EXERCISE DETAILS:
Copy the records below exactly, starting at the line that contains "Output the Python" and ending at the line that contains "values = [0, 12, 32, 191, 256, 324, 423, 613]"; leave out any pictures.

EXTRACTED ENTRIES:
* Begin *
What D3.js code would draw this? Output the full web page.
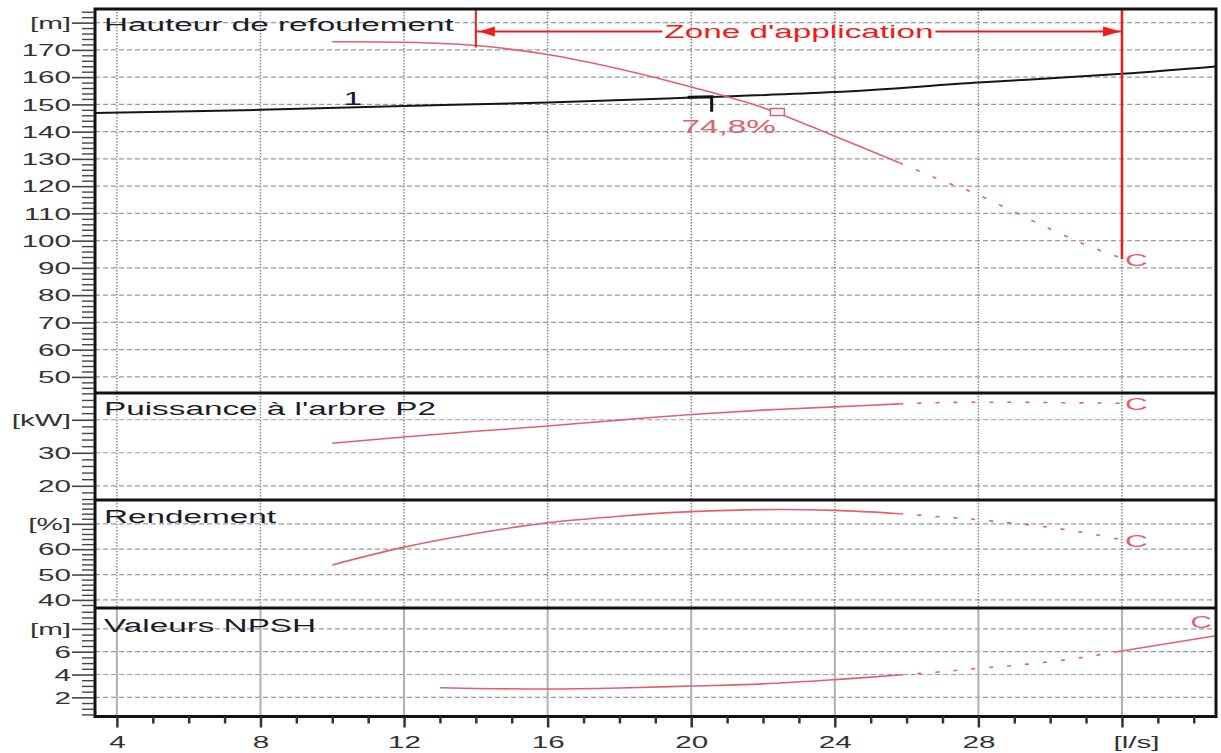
* End *
* Begin *
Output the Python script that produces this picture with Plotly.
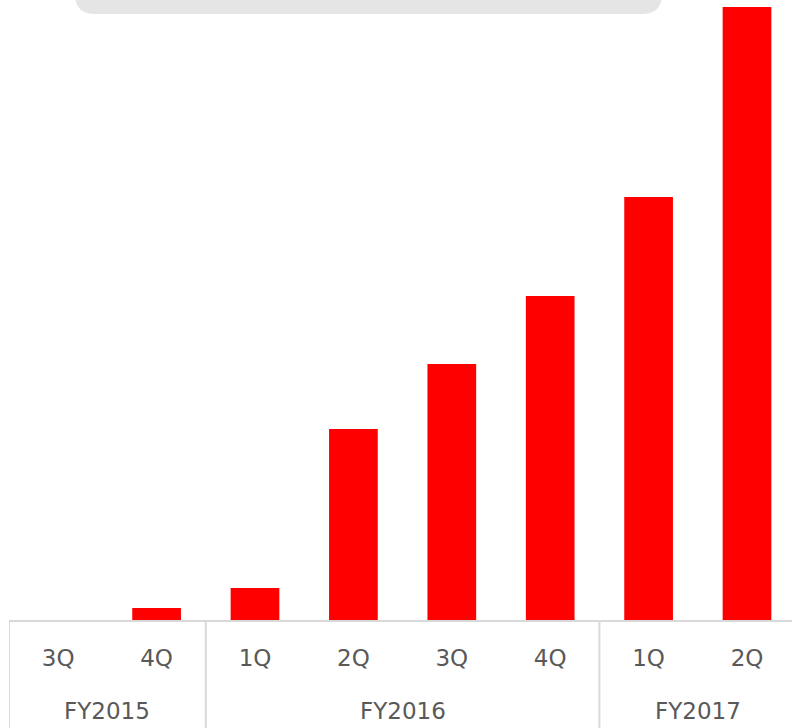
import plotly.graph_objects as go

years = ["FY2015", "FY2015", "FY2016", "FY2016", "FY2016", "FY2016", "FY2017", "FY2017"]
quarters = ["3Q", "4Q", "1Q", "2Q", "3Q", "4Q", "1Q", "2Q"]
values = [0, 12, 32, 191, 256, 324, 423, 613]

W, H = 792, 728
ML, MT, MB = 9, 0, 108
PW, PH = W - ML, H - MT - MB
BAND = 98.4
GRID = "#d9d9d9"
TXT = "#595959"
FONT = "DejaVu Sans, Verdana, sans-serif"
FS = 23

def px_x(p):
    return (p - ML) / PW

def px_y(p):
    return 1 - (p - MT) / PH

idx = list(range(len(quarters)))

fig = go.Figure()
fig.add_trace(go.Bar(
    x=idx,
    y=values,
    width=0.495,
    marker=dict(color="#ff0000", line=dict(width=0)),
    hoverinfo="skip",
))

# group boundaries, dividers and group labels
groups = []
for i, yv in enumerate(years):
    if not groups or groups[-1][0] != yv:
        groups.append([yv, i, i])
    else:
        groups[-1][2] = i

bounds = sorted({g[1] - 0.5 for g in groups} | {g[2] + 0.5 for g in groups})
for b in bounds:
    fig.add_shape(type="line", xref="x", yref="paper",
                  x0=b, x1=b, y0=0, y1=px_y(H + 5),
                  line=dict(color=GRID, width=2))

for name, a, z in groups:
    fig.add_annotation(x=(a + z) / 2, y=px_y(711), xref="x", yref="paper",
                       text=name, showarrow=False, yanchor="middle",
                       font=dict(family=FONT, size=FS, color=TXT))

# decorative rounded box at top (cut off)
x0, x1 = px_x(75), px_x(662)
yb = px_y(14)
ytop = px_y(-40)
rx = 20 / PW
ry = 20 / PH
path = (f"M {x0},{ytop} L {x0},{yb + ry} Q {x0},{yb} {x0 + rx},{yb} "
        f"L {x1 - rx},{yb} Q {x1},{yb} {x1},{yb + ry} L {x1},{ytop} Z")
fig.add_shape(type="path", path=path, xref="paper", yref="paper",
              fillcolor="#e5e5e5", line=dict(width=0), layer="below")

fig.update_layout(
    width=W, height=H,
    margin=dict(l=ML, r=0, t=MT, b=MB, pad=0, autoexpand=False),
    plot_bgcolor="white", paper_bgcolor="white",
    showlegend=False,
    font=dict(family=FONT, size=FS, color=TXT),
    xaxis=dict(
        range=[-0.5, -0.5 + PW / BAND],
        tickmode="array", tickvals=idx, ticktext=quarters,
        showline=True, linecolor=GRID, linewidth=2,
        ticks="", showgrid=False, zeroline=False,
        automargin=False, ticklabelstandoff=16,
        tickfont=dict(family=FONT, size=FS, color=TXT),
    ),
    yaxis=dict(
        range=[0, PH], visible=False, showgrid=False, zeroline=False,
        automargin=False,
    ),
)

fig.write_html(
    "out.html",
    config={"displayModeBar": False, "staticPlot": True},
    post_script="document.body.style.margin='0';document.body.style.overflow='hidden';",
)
* End *
* Begin *
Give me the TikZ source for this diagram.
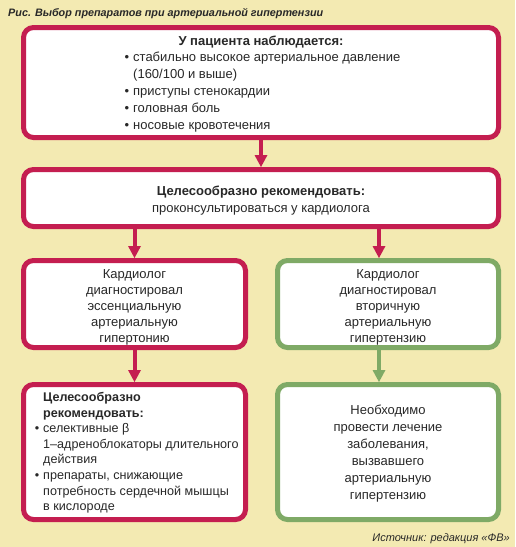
* End *
EXERCISE RESPONSE:
Output the Python script that produces this picture with Plotly.
import plotly.graph_objects as go

years = ["FY2015", "FY2015", "FY2016", "FY2016", "FY2016", "FY2016", "FY2017", "FY2017"]
quarters = ["3Q", "4Q", "1Q", "2Q", "3Q", "4Q", "1Q", "2Q"]
values = [0, 12, 32, 191, 256, 324, 423, 613]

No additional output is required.